Seitanis and his brother immigrated to the United States from their native Greece after first coming to Denver as high school exchange students. To them, football was the round kind played in gigantic soccer stadiums throughout Europe.
But in assimilating their new culture, the brothers caught the Broncos bug. Walk into their restaurant, “Greek to Me” a few miles from the Broncos’ training facility and you’ll quickly be swept into a conversation about how many sacks linebacker Von Miller will have on Carolina Panthers quarterback Cam Newton.
When they discovered they were chatting with a sportswriter from Charlotte, the questions cascaded from their mouths: Is Newton really that big? Is Luke Kuechly as good as Miller or DeMarcus Ware? And most importantly…
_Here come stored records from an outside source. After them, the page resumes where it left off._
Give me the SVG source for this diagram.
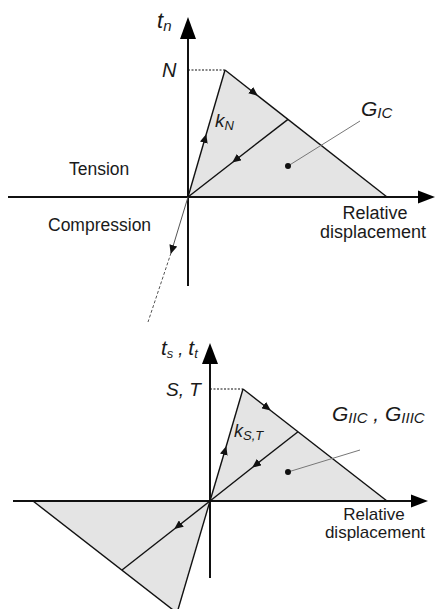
<svg xmlns="http://www.w3.org/2000/svg" width="435" height="609" viewBox="0 0 435 609">
<style>
.ax{stroke:#111;stroke-width:2;fill:none}
.ed{stroke:#111;stroke-width:1.4;fill:none}
.fill{fill:#e4e4e4;stroke:none}
.dot{stroke:#111;stroke-width:1.2;stroke-dasharray:2,1.5;fill:none}
.lead{stroke:#777;stroke-width:1;fill:none}
.t{font-family:"Liberation Sans",Arial,sans-serif;fill:#1a1a1a}
.i{font-style:italic}
</style>
<defs>
<marker id="tri" markerWidth="10" markerHeight="8" refX="8" refY="4" orient="auto" markerUnits="userSpaceOnUse">
<path d="M0,0 L9,4 L0,8 Z" fill="#111"/>
</marker>
</defs>

<g id="top-area">
<polygon class="fill" points="188,197 225,70 387,197"/>
</g>
<g id="bottom-area">
<polygon class="fill" points="210,501 243,389 387,501"/>
<polygon class="fill" points="210,501 177,613 33,501"/>
</g>

<g id="connectors">
<!-- top axes -->
<line class="ax" x1="8" y1="197" x2="420" y2="197"/>
<line class="ax" x1="188" y1="286" x2="188" y2="37"/>
<line class="dot" x1="188" y1="70" x2="225" y2="70"/>
<!-- top triangle edges -->
<line class="ed" x1="188" y1="197" x2="206" y2="135" marker-end="url(#tri)"/>
<line class="ed" x1="206" y1="135" x2="225" y2="70"/>
<line class="ed" x1="225" y1="70" x2="257" y2="95.1" marker-end="url(#tri)"/>
<line class="ed" x1="257" y1="95.1" x2="387" y2="197"/>
<line class="ed" x1="288" y1="119.4" x2="233" y2="162" marker-end="url(#tri)"/>
<line class="ed" x1="233" y1="162" x2="188" y2="197"/>
<!-- compression -->
<line stroke="#555" stroke-width="1" x1="188" y1="197" x2="171" y2="253" marker-end="url(#tri)"/>
<line stroke="#555" stroke-width="1" stroke-dasharray="3,2" x1="171" y1="253" x2="148" y2="322"/>
<line class="lead" x1="360" y1="121" x2="288" y2="166"/>

<!-- bottom axes -->
<line class="ax" x1="13" y1="501" x2="413" y2="501"/>
<line class="ax" x1="210" y1="578" x2="210" y2="362"/>
<line class="dot" x1="210" y1="389" x2="243" y2="389"/>
<line class="ed" x1="210" y1="501" x2="226" y2="447" marker-end="url(#tri)"/>
<line class="ed" x1="226" y1="447" x2="243" y2="389"/>
<line class="ed" x1="243" y1="389" x2="270" y2="410" marker-end="url(#tri)"/>
<line class="ed" x1="270" y1="410" x2="387" y2="501"/>
<line class="ed" x1="298" y1="431.8" x2="253" y2="467" marker-end="url(#tri)"/>
<line class="ed" x1="253" y1="467" x2="210" y2="501"/>
<!-- negative -->
<line class="ed" x1="210" y1="501" x2="177" y2="613"/>
<line class="ed" x1="177" y1="613" x2="33" y2="501"/>
<line class="ed" x1="210" y1="501" x2="175" y2="528.5" marker-end="url(#tri)"/>
<line class="ed" x1="175" y1="528.5" x2="122" y2="570"/>
<line class="lead" x1="360" y1="450" x2="288" y2="472"/>
</g>

<g id="dots">
<circle cx="288" cy="166" r="3" fill="#111"/>
<circle cx="288" cy="472" r="3" fill="#111"/>
</g>

<g id="labels-top">
<text class="t i" x="157" y="28" font-size="22">t<tspan font-size="15" dy="3">n</tspan></text>
<text class="t i" x="162" y="77" font-size="20">N</text>
<text class="t i" x="215" y="127" font-size="19">k<tspan font-size="13" dy="3">N</tspan></text>
<text class="t i" x="361" y="116" font-size="21">G<tspan font-size="15" dy="2">IC</tspan></text>
<text class="t" x="69" y="175" font-size="17.5">Tension</text>
<text class="t" x="48" y="231" font-size="17.5">Compression</text>
<text class="t" x="375" y="219" font-size="18" text-anchor="middle">Relative</text>
<text class="t" x="373" y="238" font-size="18" text-anchor="middle">displacement</text>
</g>

<g id="labels-bottom">
<text class="t i" x="161" y="355" font-size="21">t<tspan font-size="13" dy="3">s</tspan><tspan dy="-3" font-size="18"> , </tspan><tspan>t</tspan><tspan font-size="13" dy="3">t</tspan></text>
<text class="t i" x="166" y="396" font-size="19">S, T</text>
<text class="t i" x="234" y="437" font-size="18">k<tspan font-size="13" dy="3">S,T</tspan></text>
<text class="t i" x="332" y="421" font-size="21">G<tspan font-size="15" dy="2">IIC</tspan><tspan dy="-2"> , G</tspan><tspan font-size="15" dy="2">IIIC</tspan></text>
<text class="t" x="374" y="520" font-size="17" text-anchor="middle">Relative</text>
<text class="t" x="375" y="538" font-size="17" text-anchor="middle">displacement</text>
</g>

<g id="axis-arrowheads">
<polygon points="418,190.5 435,197 418,203.5" fill="#000"/>
<polygon points="180,39 188,17 196,39" fill="#000"/>
<polygon points="411,494.5 428,501 411,507.5" fill="#000"/>
<polygon points="202,364 210,343 218,364" fill="#000"/>
</g>
</svg>
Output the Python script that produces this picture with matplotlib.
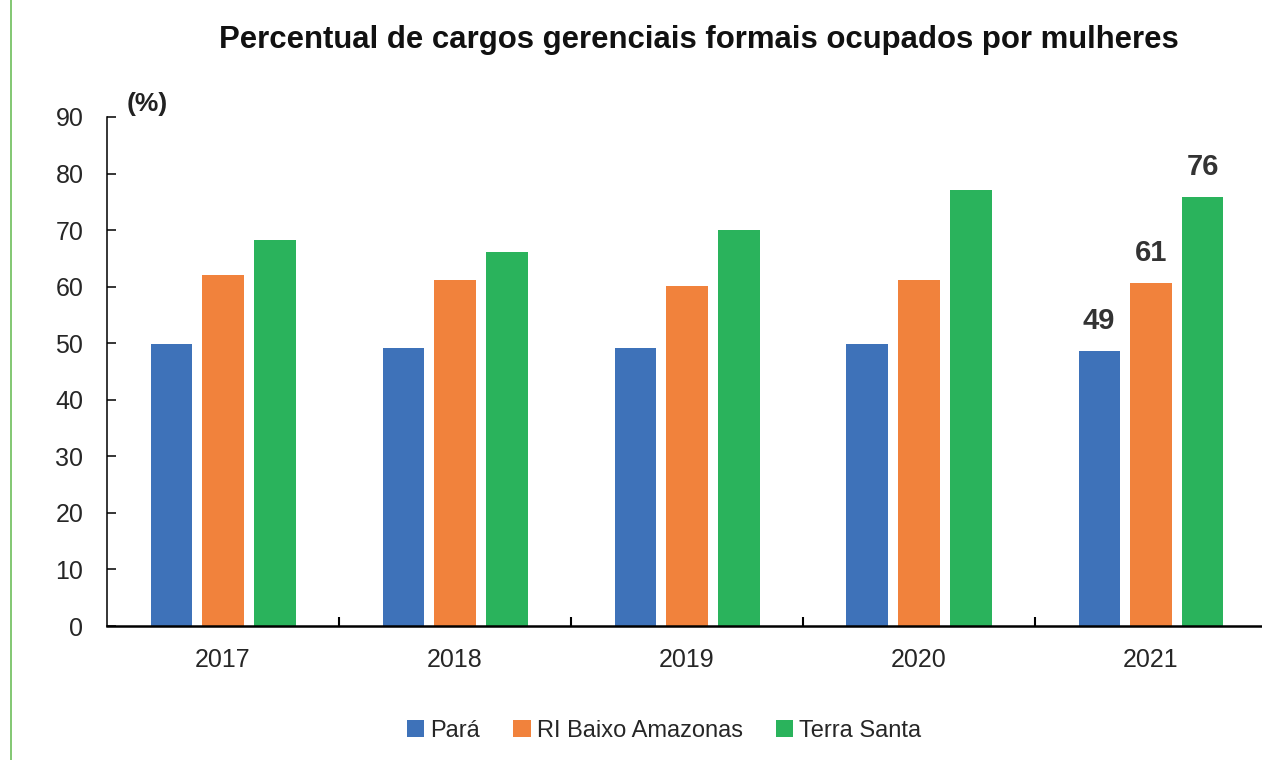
import matplotlib
matplotlib.use('Agg')
import matplotlib.pyplot as plt
from matplotlib.lines import Line2D
import numpy as np

# dados
anos = ['2017', '2018', '2019', '2020', '2021']
para = [49.8, 49.2, 49.2, 49.8, 48.6]
baixo_amazonas = [62.0, 61.2, 60.1, 61.2, 60.6]
terra_santa = [68.2, 66.1, 70.0, 77.1, 75.9]
series_nomes = ['Pará', 'RI Baixo Amazonas', 'Terra Santa']
rotulos_2021 = ['49', '61', '76']

cores = ['#3E72B9', '#F1823C', '#2AB35C']
plt.rcParams['font.family'] = ['Liberation Sans', 'DejaVu Sans']
texto_cor = '#262626'

fig = plt.figure(figsize=(12.62, 7.6), dpi=100)
ax = fig.add_axes([107 / 1262, 134 / 760, 1160 / 1262, 509 / 760])

x = np.arange(len(anos))
largura = 0.177
desloc = 0.224
barras = []
for i, (vals, cor, nome) in enumerate(zip([para, baixo_amazonas, terra_santa], cores, series_nomes)):
    b = ax.bar(x + (i - 1) * desloc, vals, largura, color=cor, label=nome, zorder=2)
    barras.append(b)

# rótulos apenas em 2021
for i, b in enumerate(barras):
    r = b[-1]
    ax.annotate(rotulos_2021[i], (r.get_x() + r.get_width() / 2, r.get_height()),
                xytext=(0, 16), textcoords='offset points', ha='center', va='baseline',
                fontsize=21, fontweight='bold', color='#333333')

ax.set_xlim(-0.5, 4.5)
ax.set_ylim(0, 90)
ax.set_yticks(range(0, 91, 10))
ax.set_xticks(x)
ax.set_xticklabels(anos)
ax.set_xticks(np.arange(0.5, 4.5, 1), minor=True)

for s in ['top', 'right']:
    ax.spines[s].set_visible(False)
ax.spines['left'].set_linewidth(1.1)
ax.spines['bottom'].set_linewidth(1.8)

ax.tick_params(axis='y', direction='in', length=6.5, width=1.1, pad=17,
               labelsize=18, labelcolor=texto_cor)
ax.tick_params(axis='x', which='major', length=0, pad=16, labelsize=18, labelcolor=texto_cor)
ax.tick_params(axis='x', which='minor', direction='in', length=6.5, width=1.5)

ax.text(0.017, 1.025, '(%)', transform=ax.transAxes, fontsize=19, fontweight='bold',
        color='#222222', va='center', ha='left')

fig.text(699 / 1262, 1 - 40 / 760, 'Percentual de cargos gerenciais formais ocupados por mulheres',
         ha='center', va='center', fontsize=22.4, fontweight='bold', color='#111111')

fig.legend(loc='center', bbox_to_anchor=(664 / 1262, 29 / 760), ncol=3, frameon=False,
           fontsize=17, handlelength=0.75, handleheight=0.75, handletextpad=0.25,
           columnspacing=1.4, labelcolor=texto_cor)

# linha verde na borda esquerda
fig.add_artist(Line2D([11 / 1262, 11 / 1262], [0, 1], color='#6DBE5A', linewidth=1.2))

plt.savefig('out.png', dpi=100)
“You give us a chance, don’t you?”
“Us” is of course Bronco Nation. If the charm in the Panthers’ second Super Bowl appearance is the freshness and relative newness of the experience, then Denver is a distinct contrast: Families everywhere full of multi-generational fan bases. The Broncos have qualified for their eighth Super Bowl appearance, which creates a different set of expectations.
“The whole town is down” after a Super Bowl loss, Seitanis said. “The second time they had riots downtown. When they won it was amazing. But when they lose, like two years ago against the Seahawks, it’s like a funeral. The feeling was like you run 100 miles, you’re so tired, and then you lose the race.
“You try to erase it from your mind, to think of something else. There is no way to describe the sense of emptiness. You feel so bitter; like you’ve been beaten up by 100 guys.”
A forgiving town
Shapiro, who hosts the afternoon show on Mile High Sports Radio, AM1340, says that while Super Bowl losses are depressing, they never break up Denver’s love affair with its favorite team.
“The region is very forgiving. It’s not like the East Coast – it’s not Philadelphia,” Shapiro said. “People care here greatly, but if they have a bad season or even two – which is infrequent – the fans are very forgiving because they know as long as this ownership stays consistent, and someone like John Elway is running the show, they will always bounce back.”
By Shapiro’s count, the Broncos have had only five losing seasons in the 31 since the Bowlen family bought the team. The Bowlens reinvest lavishly in the product, as in when they renovated the training facility adding 17,000 square feet to the complex in 2014.
Those facilities have helped the Broncos add and retain talent to win sustainably in the NFL’s parity-producing free-agent era.
“It’s incredible in this day-and-age,” Shapiro said. “With free-agency – the way players, coaches and even owners move around in a mercenary way – there’s still been a consistency in this organization and it’s a consistency the community really appreciates.”
A Charlottean sizes it up
Jeff Golden moved to Charlotte as a third-grader, just before the Panthers’ inaugural season, playing home games at Clemson in 1995. His family went to a game against the San Francisco 49ers. The Panthers lost 31-10, but the Golden family was still smitten, holding season tickets as Jeff grew on to attend North Mecklenburg High and UNC Wilmington.
Golden stayed a Panthers fan but his career took him west, first to New Mexico and 5 1/2 years ago to Denver, where he does public relations and marketing for the Colorado Mountain Club.
He sees both parallels and contrasts in how Charlotte and Denver love their NFL teams.
“There’s definitely a more established tradition here. Most families have generations of life-long fans. This is a place with a lot of Super Bowl appearances and a lot of retired jerseys,” Golden said.
“But still it’s the same kind of excitement I remember from the Panthers’ first Super Bowl. You’ll see at least one out of every four people wearing orange.”
Golden attended a Super Bowl party two years ago, watching the Seahawks drill the Broncos 43-8 in 2014. The only trouble with reaching seven Super Bowls is they can result in five losses.
“I was with a lot of friends who are Broncos fans. By halftime they were pretty resolved to the idea they were going to lose,” Golden recalled. “That was hard on them because the Broncos seemed like the better team, but through a series of errors they were going to lose.”
Golden will fly to the Bay Area next weekend to take in the Super Bowl atmosphere. He won’t have a ticket to the game, but he has arranged to be with his people.
Not the people he lives with in Denver. Golden will deck out in black-and-blue and head to a Roaring Riot viewing party in San Francisco.